Arguably, some of the policies developed to respond to a downturn might and should include immigration policy, but one gets the sense that the home secretary might be taking advantage of a general "bloody foreigners taking all the jobs" recession discontent to announce changes to immigration policy, changes we had heard mutterings of before but that had so far not been formalized. After all, British people who are facing unemployment are hardly going to object to what they perceive as less competition. And when mutterings arise from those affected, they are more likely to be shot down in the current climate. One also gets the message that in a downturn, it is perfectly acceptable to cut migrants off from their families - to invest less in the well-being of the non-British living and working here in favour of nationals.

In the meantime, the media continues its poorly contextualized updates on immigration numbers and predictions, with the figures flashing menacingly across the television (cleverly interspersed with stories on how the economy is about to fall off the edge of the earth), as if to warn Brits that the enemy is adding to its numbers. You start to imagine there's a club out there, and that with every news update people run to change the figure in their notebooks. "They've got 12 more, Harriett! Change your number and add another board to the shutters!" And Harriett carefully marks off 270 52335 and fetches a board.

Now, I have a lot to say about these things. Harriett isn't the only one squirreling news away. I've been seeing so many "Immigration! Halp!" stories since news of the recession hit, that I've started filing them away, assuming that at some point, they will randomly combine to form some special message. I'm looking at the file and no message is yet apparent, except the one that says quite a few fingers are pointing straight from the difficult economy to the immigrant population. Over the next few weeks, I'm going to try and make sense of some of these stories from my perspective as a perpetual immigrant (although I've tended not to self-identify as such, for reasons I want to explore in another post).

But I also wanted to touch on my discomfort with the fact that in the midst of all the above, Britain also plans to partially suspend the constitution of the Turks and Caicos islands within the next month, and hand power over to the British Governor, Gordon Wetherell. Following this announcement, Premier Michael Misick made the following statement:
“I call on the international community, including CARICOM, the Commonwealth, the United Nations and other such bodies, to intercede on our behalf as we are vulnerable to the strong arm of modern day colonialism,”

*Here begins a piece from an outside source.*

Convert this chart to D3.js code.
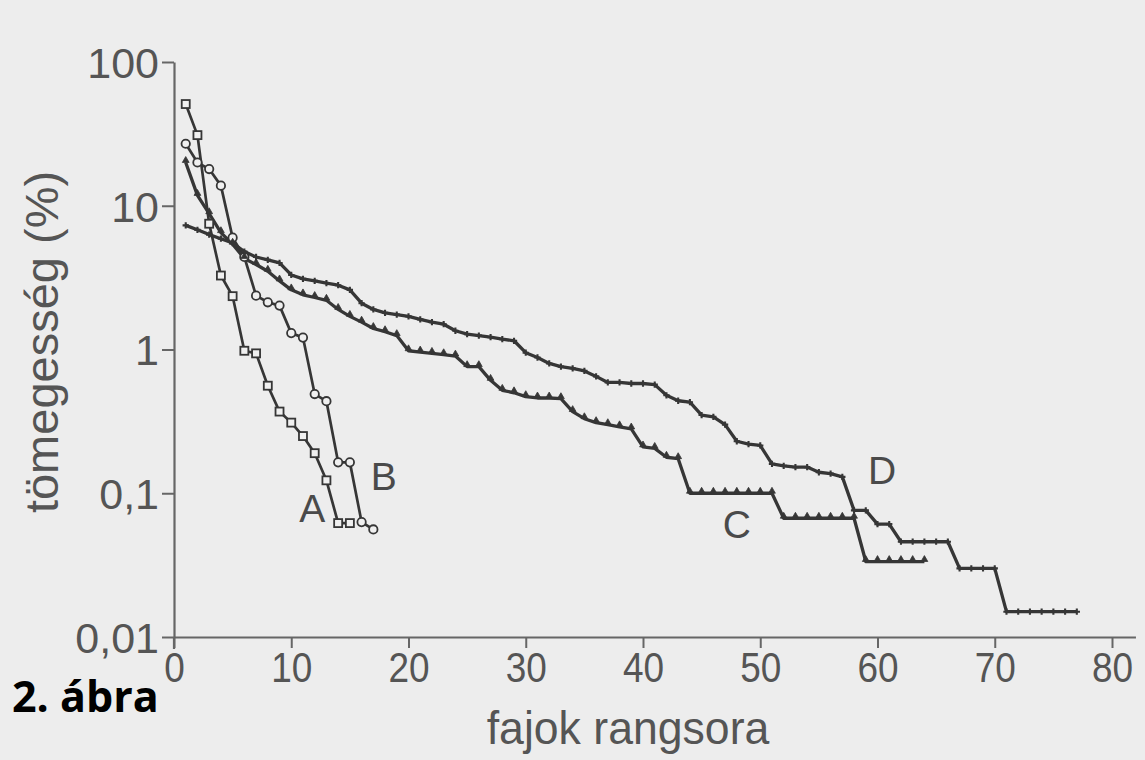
<!DOCTYPE html>
<html><head><meta charset="utf-8">
<script src="https://cdn.jsdelivr.net/npm/d3@7"></script>
<style>
html,body{margin:0;padding:0;background:#ededed;}
svg{display:block;}
</style></head>
<body>
<svg id="chart" width="1145" height="760"></svg>
<script>
// ---- data (relative abundance %, by species rank) ----
const seriesA = [51, 31, 7.5, 3.27, 2.35, 0.98, 0.94, 0.56, 0.37, 0.31, 0.25, 0.19, 0.123, 0.062, 0.062];
const seriesB = [27, 20, 18, 13.8, 6.0, 4.4, 2.37, 2.13, 2.02, 1.30, 1.21, 0.49, 0.437, 0.164, 0.164, 0.063, 0.056];
const seriesC = [20, 11.8, 8.8, 6.5, 5.4, 4.3, 3.9, 3.5, 3.0, 2.6, 2.4, 2.3, 2.2, 1.9, 1.7, 1.55, 1.4, 1.33, 1.25, 0.98,
  0.96, 0.94, 0.92, 0.9, 0.76, 0.76, 0.61, 0.52, 0.5, 0.47, 0.46, 0.46, 0.455, 0.37, 0.33, 0.31, 0.3, 0.29, 0.28, 0.21,
  0.205, 0.178, 0.174, 0.1, 0.1, 0.1, 0.1, 0.1, 0.1, 0.1, 0.1, 0.067, 0.067, 0.067, 0.067, 0.067, 0.067, 0.067,
  0.0335, 0.0335, 0.0335, 0.0335, 0.0335, 0.0335];
const seriesD = [7.3, 6.8, 6.3, 5.9, 5.5, 4.8, 4.4, 4.2, 4.0, 3.3, 3.1, 3.0, 2.9, 2.8, 2.6, 2.1, 1.9, 1.8, 1.75, 1.7,
  1.62, 1.55, 1.5, 1.35, 1.28, 1.25, 1.22, 1.18, 1.15, 0.95, 0.88, 0.8, 0.76, 0.74, 0.71, 0.65, 0.59, 0.59, 0.58, 0.58,
  0.57, 0.48, 0.44, 0.43, 0.35, 0.34, 0.3, 0.23, 0.22, 0.215, 0.16, 0.155, 0.152, 0.152, 0.14, 0.137, 0.13, 0.076, 0.076, 0.061,
  0.061, 0.046, 0.046, 0.046, 0.046, 0.046, 0.030, 0.030, 0.030, 0.030, 0.015, 0.015, 0.015, 0.015, 0.015, 0.015, 0.015];
const seriesNames = ["A", "B", "C", "D"];
const xTicks = [0, 10, 20, 30, 40, 50, 60, 70, 80];
const yTicks = [0.01, 0.1, 1, 10, 100];
const yTickLabels = ["0,01", "0,1", "1", "10", "100"];
const xTitle = "fajok rangsora";
const yTitle = "tömegesség (%)";
const figLabel = "2. ábra";

// ---- chart ----
const svg = d3.select("#chart");
const ink = "#363636", axisInk = "#666", textInk = "#555";
const font = "Liberation Sans, Arial, sans-serif";
svg.append("rect").attr("width",1145).attr("height",760).attr("fill","#ededed");

const x = d3.scaleLinear().domain([0, 82]).range([174, 174 + 82*11.725]);
const y = d3.scaleLog().domain([0.01, 100]).range([637, 62]);

// x axis
const gx = svg.append("g").attr("transform", "translate(0,637)")
  .call(d3.axisBottom(x).tickValues(xTicks).tickFormat(d3.format("d")).tickSize(11).tickSizeOuter(0).tickPadding(3));
gx.select(".domain").attr("stroke", axisInk).attr("stroke-width", 2.2);
gx.selectAll(".tick line").attr("stroke", axisInk).attr("stroke-width", 2);
gx.selectAll(".tick text").attr("fill", textInk).attr("font-family", font)
  .attr("font-size", 43).attr("dy", "0.72em")
  .style("transform", "scaleX(0.86)").style("transform-box","fill-box").style("transform-origin","center");

// y axis
const gy = svg.append("g").attr("transform", "translate(174,0)")
  .call(d3.axisLeft(y).tickValues(yTicks).tickFormat((d,i)=>yTickLabels[i]).tickSize(12).tickSizeOuter(0).tickPadding(3));
gy.select(".domain").attr("stroke", axisInk).attr("stroke-width", 2.2);
gy.selectAll(".tick line").attr("stroke", axisInk).attr("stroke-width", 2);
gy.selectAll(".tick text").attr("fill", textInk).attr("font-family", font)
  .attr("font-size", 43).attr("dy", "0.36em");
// y axis continues a little below the x axis (as in the original)
svg.append("line").attr("x1",174).attr("x2",174).attr("y1",y(0.01)).attr("y2",y(0.01)+12)
  .attr("stroke",axisInk).attr("stroke-width",2.2);

// titles
svg.append("text").attr("x", 628).attr("y", 744).attr("text-anchor","middle")
  .attr("font-family",font).attr("font-size",46).attr("fill",textInk)
  .style("transform","scaleX(0.97)").style("transform-box","fill-box").style("transform-origin","center")
  .text(xTitle);
svg.append("text").attr("transform","translate(58,342) rotate(-90)").attr("text-anchor","middle")
  .attr("font-family",font).attr("font-size",47).attr("fill",textInk)
  .text(yTitle);
svg.append("text").attr("x", 12).attr("y", 712)
  .attr("font-family","Open Sans, Liberation Sans, sans-serif").attr("font-weight",700).attr("font-size",43).attr("fill","#000")
  .text(figLabel);

// series
const allSeries = [seriesA, seriesB, seriesC, seriesD];
const line = d3.line().x((d,i)=>x(i+1)).y(d=>y(d));
const plot = svg.append("g");
allSeries.forEach((s, k) => {
  plot.append("path").datum(s).attr("d", line).attr("fill","none")
    .attr("stroke", ink).attr("stroke-width", k < 2 ? 2.7 : 3.3).attr("stroke-linejoin","round");
});
// markers A: squares
plot.selectAll(".mA").data(seriesA).join("rect").attr("class","mA")
  .attr("x",(d,i)=>x(i+1)-4).attr("y",d=>y(d)-4).attr("width",8).attr("height",8)
  .attr("fill","#f0f0f0").attr("stroke",ink).attr("stroke-width",1.8);
// markers B: circles
plot.selectAll(".mB").data(seriesB).join("circle").attr("class","mB")
  .attr("cx",(d,i)=>x(i+1)).attr("cy",d=>y(d)).attr("r",4.2)
  .attr("fill","#f0f0f0").attr("stroke",ink).attr("stroke-width",1.8);
// markers C: small triangles
const tri = d3.symbol().type(d3.symbolTriangle).size(20);
plot.selectAll(".mC").data(seriesC).join("path").attr("class","mC")
  .attr("transform",(d,i)=>`translate(${x(i+1)},${y(d)-2})`).attr("d",tri)
  .attr("fill",ink).attr("stroke",ink).attr("stroke-width",0.8);
// markers D: small crosses
const crs = d3.symbol().type(d3.symbolCross).size(22);
plot.selectAll(".mD").data(seriesD).join("path").attr("class","mD")
  .attr("transform",(d,i)=>`translate(${x(i+1)},${y(d)})`).attr("d",crs)
  .attr("fill",ink);

// series labels
const lab = [{n:"A", r:11.8, v:0.063}, {n:"B", r:17.9, v:0.105},
             {n:"C", r:48.0, v:0.049}, {n:"D", r:60.4, v:0.116}];
svg.selectAll(".slab").data(lab).join("text").attr("class","slab")
  .attr("x", d=>x(d.r)).attr("y", d=>y(d.v)).attr("text-anchor","middle")
  .attr("font-family",font).attr("font-size",39).attr("fill","#4a4a4a")
  .text(d=>d.n);
</script>
</body></html>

Since that announcement, Misick has resigned, and seems to have in fact been involved in a fair deal of shadiness that if true, is embarrassing to contemplate. But he is right that the strong arm of modern day colonialism is still being felt, even as we chat away in our progressive-sounding, anti-imperialist rhetoric. I know that the elected Turks and Caicos government back in the 1980s was seen as largely pro-dependency. But it is extremely unsettling, as a citizen of a former British colony, to watch the same colonialism responsible for slavery still alive and well, and personified by Wetherell's proud, smiling, white face accompanying the related stories. The idea that we would want to suspend rather than facilitate democracy is disturbing to me, and this combination of events - from immigration to colonization - is today really making me feel my ancestry.